From the first line of the data down to and including the line with "(107,107) (104,88) (110,76)", copy everything exactly, leaving out pictures.

• Provided data:
-=-=-
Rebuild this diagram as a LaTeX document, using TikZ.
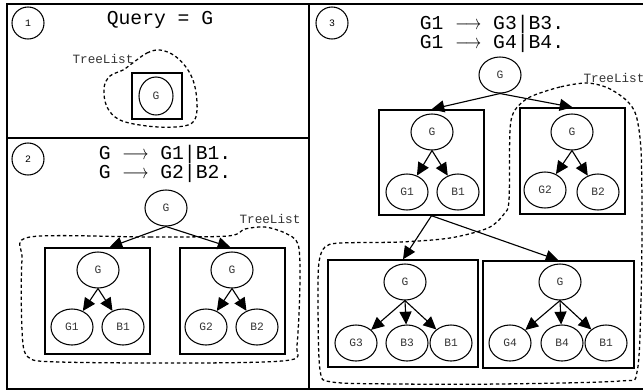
\documentclass[tikz,border=0pt]{standalone}
\usepackage{fontspec}
\setmonofont{Liberation Mono}
\usepackage{graphicx}
\usepackage{tikz}
\usetikzlibrary{shapes.geometric,arrows.meta,positioning,calc}
\newcommand{\yields}{\scalebox{0.8}[1]{$\longrightarrow$}}

\begin{document}
\begin{tikzpicture}[x=0.025cm, y=-0.025cm,
    goal/.style={draw, ellipse, line width=0.75pt, minimum width=1.05cm, minimum height=0.9cm,
        inner sep=0pt, font=\ttfamily\fontsize{8}{8}\selectfont, text=black!80},
    treeBox/.style={draw, line width=1pt, inner sep=0pt},
    stepNum/.style={draw, circle, line width=0.75pt, minimum size=0.8cm, inner sep=0pt,
        font=\ttfamily\fontsize{7}{7}\selectfont},
    ruleText/.style={font=\ttfamily\fontsize{14}{12}\selectfont, align=center},
    derive/.style={-{Triangle[length=0.32cm,width=0.3cm]}, line width=0.8pt},
    treeList/.style={dash pattern=on 2.4pt off 1.9pt, line width=0.9pt},
    listLabel/.style={font=\ttfamily\fontsize{9}{9}\selectfont, text=black!80}]
    \useasboundingbox (0,0) rectangle (643,390);
    \clip (0,0) rectangle (643,390);

    % Frame and panels
    \draw[line width=0.8pt] (660,4) -- (7,4) -- (7,389) -- (660,389);
    \draw[line width=0.8pt] (309,4) -- (309,389);
    \draw[line width=0.8pt] (7,138) -- (309,138);

    % Panel 1: the query
    \node[stepNum] (n1) at (28,23) {1};
    \node[ruleText] (query) at (160,20) {Query = G};
    \node[treeBox, minimum width=1.25cm, minimum height=1.15cm] (box1) at (157,96) {};
    \node[goal, minimum width=0.85cm, minimum height=0.95cm] (g1) at (156,96) {G};
    \node[listLabel] (list1) at (103,59) {TreeList};
    \draw[treeList] plot[smooth cycle, tension=0.6] coordinates {(134,62) (147,53) (160,50)
        (175,56) (188,70) (195,87) (197,110) (192,123) (175,127) (147,126) (120,120)
        (107,107) (104,88) (110,76) (123,70)};

    % Panel 2: G -> G1|B1, G -> G2|B2
    \node[stepNum] (n2) at (28,159) {2};
    \node[ruleText] (rule2) at (165,164) {G \yields{} G1|B1.\\G \yields{} G2|B2.};
    \node[goal] (top2) at (166,208) {G};
    \node[treeBox, minimum width=2.625cm, minimum height=2.65cm] (boxL) at (97.5,301) {};
    \node[treeBox, minimum width=2.625cm, minimum height=2.65cm] (boxR) at (232.5,301) {};
    \node[goal] (gL) at (98,270) {G};
    \node[goal] (gL1) at (72,327) {G1};
    \node[goal] (bL1) at (123,327) {B1};
    \node[goal] (gR) at (232,270) {G};
    \node[goal] (gR2) at (206,327) {G2};
    \node[goal] (bR2) at (257,327) {B2};
    \draw[derive] (top2.south) -- ($(boxL.north)+(12,0)$);
    \draw[derive] (top2.south) -- ($(boxR.north)+(-2,0)$);
    \foreach \p/\c in {gL/gL1, gL/bL1, gR/gR2, gR/bR2}
        \draw[derive] (\p.south) -- (\c);
    \node[listLabel] (list2) at (270,219) {TreeList};
    \draw[treeList] plot[smooth cycle, tension=0.5] coordinates {(30,237) (150,237) (228,236)
        (245,229) (265,227) (285,233) (298,244) (300,280) (297,345) (290,360) (200,363)
        (60,362) (28,357) (22,330) (22,260)};

    % Panel 3: G1 -> G3|B3, G1 -> G4|B4
    \node[stepNum] (n3) at (332,23) {3};
    \node[ruleText] (rule3) at (492,34) {G1 \yields{} G3|B3.\\G1 \yields{} G4|B4.};
    \node[goal] (top3) at (500,75) {G};
    \node[treeBox, minimum width=2.625cm, minimum height=2.625cm] (boxA) at (431.5,162.5) {};
    \node[treeBox, minimum width=2.625cm, minimum height=2.65cm] (boxB) at (572.5,161) {};
    \node[treeBox, minimum width=3.75cm, minimum height=2.675cm] (boxC) at (403,313.5) {};
    \node[treeBox, minimum width=3.775cm, minimum height=2.675cm] (boxD) at (558.5,314.5) {};
    \node[goal] (gA) at (432,132) {G};
    \node[goal] (gA1) at (407,192) {G1};
    \node[goal] (bA1) at (458,192) {B1};
    \node[goal] (gB) at (572,132) {G};
    \node[goal] (gB2) at (545,190) {G2};
    \node[goal] (bB2) at (598,192) {B2};
    \node[goal] (gC) at (405,282) {G};
    \node[goal] (gC3) at (356,343) {G3};
    \node[goal] (bC3) at (407,343) {B3};
    \node[goal] (bC1) at (451,343) {B1};
    \node[goal] (gD) at (560,282) {G};
    \node[goal] (gD4) at (510,343) {G4};
    \node[goal] (bD4) at (562,343) {B4};
    \node[goal] (bD1) at (606,343) {B1};
    \draw[derive] (top3.south) -- (boxA.north);
    \draw[derive] (top3.south) -- (boxB.north);
    \draw[derive] (boxA.south) -- (boxC.north);
    \draw[derive] (boxA.south) -- (boxD.north);
    \foreach \p/\c in {gA/gA1, gA/bA1, gB/gB2, gB/bB2, gC/gC3, gC/bC3, gC/bC1,
        gD/gD4, gD/bD4, gD/bD1}
        \draw[derive] (\p.south) -- (\c);
    \node[listLabel] (list3) at (614,78) {TreeList};
    \draw[treeList] plot[smooth cycle, tension=0.5] coordinates {(587,83) (560,87) (530,97)
        (515,110) (510,130) (509,200) (504,214) (488,228) (450,238) (400,242) (340,243)
        (325,247) (319,262) (318,300) (320,370) (332,382) (400,384) (500,384) (620,381)
        (637,372) (641,300) (642,220) (641,150) (636,115) (626,100) (608,88)};

\end{tikzpicture}
\end{document}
-=-=-
• The result:
Rebuild this diagram as a LaTeX document, using TikZ.
\documentclass[tikz,border=0pt]{standalone}
\usepackage{fontspec}
\setmonofont{Liberation Mono}
\usepackage{graphicx}
\usepackage{tikz}
\usetikzlibrary{shapes.geometric,arrows.meta,positioning,calc}
\newcommand{\yields}{\scalebox{0.8}[1]{$\longrightarrow$}}

\begin{document}
\begin{tikzpicture}[x=0.025cm, y=-0.025cm,
    goal/.style={draw, ellipse, line width=0.75pt, minimum width=1.05cm, minimum height=0.9cm,
        inner sep=0pt, font=\ttfamily\fontsize{8}{8}\selectfont, text=black!80},
    treeBox/.style={draw, line width=1pt, inner sep=0pt},
    stepNum/.style={draw, circle, line width=0.75pt, minimum size=0.8cm, inner sep=0pt,
        font=\ttfamily\fontsize{7}{7}\selectfont},
    ruleText/.style={font=\ttfamily\fontsize{14}{12}\selectfont, align=center},
    derive/.style={-{Triangle[length=0.32cm,width=0.3cm]}, line width=0.8pt},
    treeList/.style={dash pattern=on 2.4pt off 1.9pt, line width=0.9pt},
    listLabel/.style={font=\ttfamily\fontsize{9}{9}\selectfont, text=black!80}]
    \useasboundingbox (0,0) rectangle (643,390);
    \clip (0,0) rectangle (643,390);

    % Frame and panels
    \draw[line width=0.8pt] (660,4) -- (7,4) -- (7,389) -- (660,389);
    \draw[line width=0.8pt] (309,4) -- (309,389);
    \draw[line width=0.8pt] (7,138) -- (309,138);

    % Panel 1: the query
    \node[stepNum] (n1) at (28,23) {1};
    \node[ruleText] (query) at (160,20) {Query = G};
    \node[treeBox, minimum width=1.25cm, minimum height=1.15cm] (box1) at (157,96) {};
    \node[goal, minimum width=0.85cm, minimum height=0.95cm] (g1) at (156,96) {G};
    \node[listLabel] (list1) at (103,59) {TreeList};
    \draw[treeList] plot[smooth cycle, tension=0.6] coordinates {(134,62) (147,53) (160,50)
        (175,56) (188,70) (195,87) (197,110) (192,123) (175,127) (147,126) (120,120)
        (107,107) (104,88) (110,76) (123,70)};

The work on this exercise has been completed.